- _PROBLEM DESCRIPTION_
Return every line below in which "this" appears.

- _SOURCE DATA_

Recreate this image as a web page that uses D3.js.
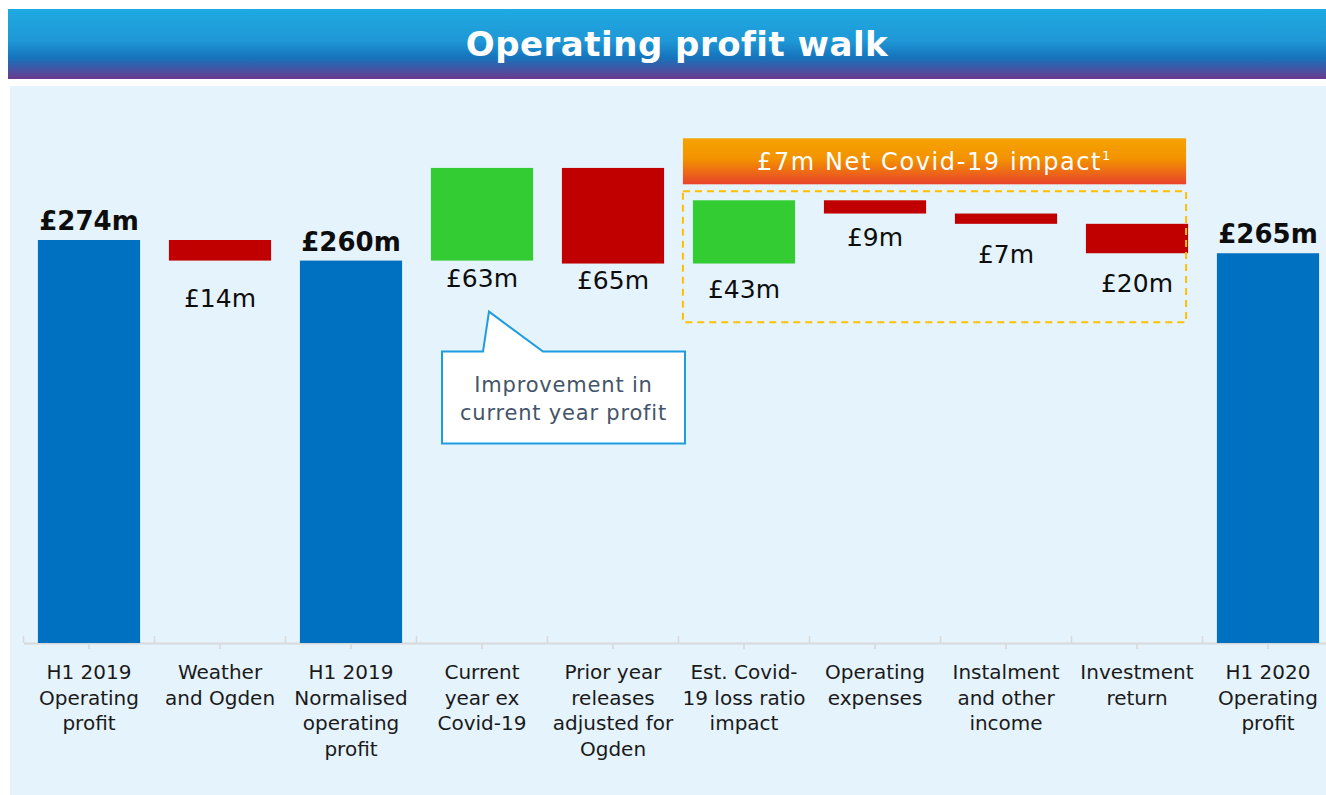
<!DOCTYPE html>
<html>
<head>
<meta charset="utf-8">
<script src="https://cdn.jsdelivr.net/npm/d3@7"></script>
<style>
  html, body { margin: 0; padding: 0; background: #ffffff; }
  svg { display: block; font-family: "DejaVu Sans", sans-serif; }
</style>
</head>
<body>
<svg id="chart" width="1326" height="795"></svg>
<script>
// ---------------- data ----------------
const categories = [
  "H1 2019 Operating profit",
  "Weather and Ogden",
  "H1 2019 Normalised operating profit",
  "Current year ex Covid-19",
  "Prior year releases adjusted for Ogden",
  "Est. Covid-19 loss ratio impact",
  "Operating expenses",
  "Instalment and other income",
  "Investment return",
  "H1 2020 Operating profit"
];
const tickLabelLines = [
  ["H1 2019", "Operating", "profit"],
  ["Weather", "and Ogden"],
  ["H1 2019", "Normalised", "operating", "profit"],
  ["Current", "year ex", "Covid-19"],
  ["Prior year", "releases", "adjusted for", "Ogden"],
  ["Est. Covid-", "19 loss ratio", "impact"],
  ["Operating", "expenses"],
  ["Instalment", "and other", "income"],
  ["Investment", "return"],
  ["H1 2020", "Operating", "profit"]
];
const values = [274, -14, 260, 63, -65, 43, -9, -7, -20, 265];
const kinds = ["total", "down", "total", "up", "down", "up", "down", "down", "down", "total"];
const valueLabels = ["£274m", "£14m", "£260m", "£63m", "£65m", "£43m", "£9m", "£7m", "£20m", "£265m"];
const titleText = "Operating profit walk";
const covidHeaderText = "£7m Net Covid-19 impact";
const covidGroup = ["Est. Covid-19 loss ratio impact", "Operating expenses", "Instalment and other income", "Investment return"];
const calloutLines = ["Improvement in", "current year profit"];
const calloutCategory = "Current year ex Covid-19";

// ---------------- layout ----------------
const W = 1326, H = 795;
const baseY = 643;
const colors = { total: "#0070c0", up: "#33cc33", down: "#c00000" };
// extra vertical nudge (px) applied to each value label, as placed in the original slide
const labelNudge = [0, 13, 0, -7, -8, 1, -1, 6, 6, 0];

const svg = d3.select("#chart");
const defs = svg.append("defs");

const tg = defs.append("linearGradient").attr("id", "titleGrad")
  .attr("x1", 0).attr("y1", 0).attr("x2", 0).attr("y2", 1);
[["0%", "#1faae2"], ["45%", "#1e98d6"], ["70%", "#1673bc"], ["100%", "#6b3a8d"]]
  .forEach(([o, c]) => tg.append("stop").attr("offset", o).attr("stop-color", c));

const og = defs.append("linearGradient").attr("id", "orangeGrad")
  .attr("x1", 0).attr("y1", 0).attr("x2", 0).attr("y2", 1);
[["0%", "#f5a300"], ["45%", "#f39200"], ["100%", "#e8432c"]]
  .forEach(([o, c]) => og.append("stop").attr("offset", o).attr("stop-color", c));

// title bar
svg.append("rect").attr("x", 8).attr("y", 9).attr("width", W - 8).attr("height", 70)
  .attr("fill", "url(#titleGrad)");
svg.append("text").attr("x", 677).attr("y", 56).attr("text-anchor", "middle")
  .attr("fill", "#ffffff").attr("font-size", 34).attr("font-weight", "bold")
  .attr("letter-spacing", 0.5).text(titleText);

// panel
svg.append("rect").attr("x", 10).attr("y", 86).attr("width", W - 10).attr("height", H - 86)
  .attr("fill", "#e5f3fc");

// scales
const x = d3.scaleBand().domain(categories).range([23.5, 1333.5])
  .paddingInner(0.22).paddingOuter(0.11);
const y = d3.scaleLinear().domain([0, 274]).range([baseY, 240]);

// compute waterfall
let running = 0;
const bars = categories.map((c, i) => {
  let y0, y1;
  if (kinds[i] === "total") { y0 = 0; y1 = values[i]; running = values[i]; }
  else { y0 = running; y1 = running + values[i]; running = y1; }
  return { cat: c, i: i, kind: kinds[i], lo: Math.min(y0, y1), hi: Math.max(y0, y1), label: valueLabels[i] };
});

// axis
const axisG = svg.append("g").attr("transform", `translate(0,${baseY})`)
  .call(d3.axisBottom(x).tickSizeInner(6).tickSizeOuter(0).tickFormat(""));
axisG.select(".domain").attr("stroke", "#d9d9d9").attr("stroke-width", 2);
axisG.selectAll(".tick line").attr("stroke", "#d9d9d9").attr("stroke-width", 1.5);
// boundary ticks (upwards)
const boundaries = categories.map(c => x(c) - x.step() * x.paddingInner() / 2);
axisG.selectAll(".bound").data(boundaries).join("line").attr("class", "bound")
  .attr("x1", d => d).attr("x2", d => d).attr("y1", 0).attr("y2", -7)
  .attr("stroke", "#d9d9d9").attr("stroke-width", 1.5);

// tick labels
const lbl = svg.append("g").selectAll("text").data(categories).join("text")
  .attr("text-anchor", "middle").attr("font-size", 20).attr("fill", "#1a1a1a")
  .attr("transform", d => `translate(${x(d) + x.bandwidth() / 2},${baseY + 36})`);
lbl.each(function (d, i) {
  d3.select(this).selectAll("tspan").data(tickLabelLines[i]).join("tspan")
    .attr("x", 0).attr("y", (t, j) => j * 25.5).text(t => t);
});

// bars
svg.append("g").selectAll("rect").data(bars).join("rect")
  .attr("x", d => x(d.cat)).attr("width", x.bandwidth())
  .attr("y", d => y(d.hi)).attr("height", d => y(d.lo) - y(d.hi))
  .attr("fill", d => colors[d.kind]);

// value labels
svg.append("g").selectAll("text").data(bars).join("text")
  .attr("text-anchor", "middle")
  .attr("x", d => x(d.cat) + x.bandwidth() / 2)
  .attr("y", d => (d.kind === "total" ? y(d.hi) - 10 : y(d.lo) + 33) + labelNudge[d.i])
  .attr("font-size", d => d.kind === "total" ? 26 : 25)
  .attr("font-weight", d => d.kind === "total" ? "bold" : "normal")
  .attr("fill", "#0d0d0d")
  .text(d => d.label);

// Covid group annotation
const gBars = bars.filter(b => covidGroup.includes(b.cat));
const gLeft = x(covidGroup[0]) - 10;
const gRight = x(covidGroup[covidGroup.length - 1]) + x.bandwidth() - 2;
const gTop = d3.min(gBars, b => y(b.hi)) - 9;
const gBottom = gTop + 131;
svg.append("rect").attr("x", gLeft).attr("y", gTop).attr("width", gRight - gLeft)
  .attr("height", gBottom - gTop).attr("fill", "none")
  .attr("stroke", "#ffc000").attr("stroke-width", 2).attr("stroke-dasharray", "7,5");
const hTop = gTop - 53, hH = 46;
svg.append("rect").attr("x", gLeft).attr("y", hTop).attr("width", gRight - gLeft)
  .attr("height", hH).attr("fill", "url(#orangeGrad)");
const ht = svg.append("text").attr("x", (gLeft + gRight) / 2).attr("y", hTop + hH / 2 + 8.5)
  .attr("text-anchor", "middle").attr("fill", "#ffffff").attr("font-size", 24)
  .attr("letter-spacing", 1.6);
ht.append("tspan").text(covidHeaderText);
ht.append("tspan").attr("font-size", 13).attr("dy", -10).text("1");

// Callout
const cb = bars.find(b => b.cat === calloutCategory);
const cx = x(calloutCategory) + x.bandwidth() / 2;
const tipY = y(cb.lo) + 51;
const bx0 = cx - 40, bx1 = cx + 203, by0 = tipY + 40, by1 = tipY + 132;
const path = [
  [bx0, by0], [cx + 1, by0], [cx + 7, tipY], [cx + 61, by0], [bx1, by0], [bx1, by1], [bx0, by1]
];
svg.append("path").attr("d", d3.line()(path) + "Z")
  .attr("fill", "#ffffff").attr("stroke", "#1f9be0").attr("stroke-width", 2)
  .attr("stroke-linejoin", "miter");
svg.append("g").selectAll("text").data(calloutLines).join("text")
  .attr("x", (bx0 + bx1) / 2).attr("y", (d, i) => by0 + 40 + i * 28)
  .attr("text-anchor", "middle").attr("font-size", 21).attr("letter-spacing", 0.8)
  .attr("fill", "#44546a").text(d => d);
</script>
</body>
</html>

- _EXERCISE SOLUTION_
Recreate this image as a web page that uses D3.js.
  d3.select(this).selectAll("tspan").data(tickLabelLines[i]).join("tspan")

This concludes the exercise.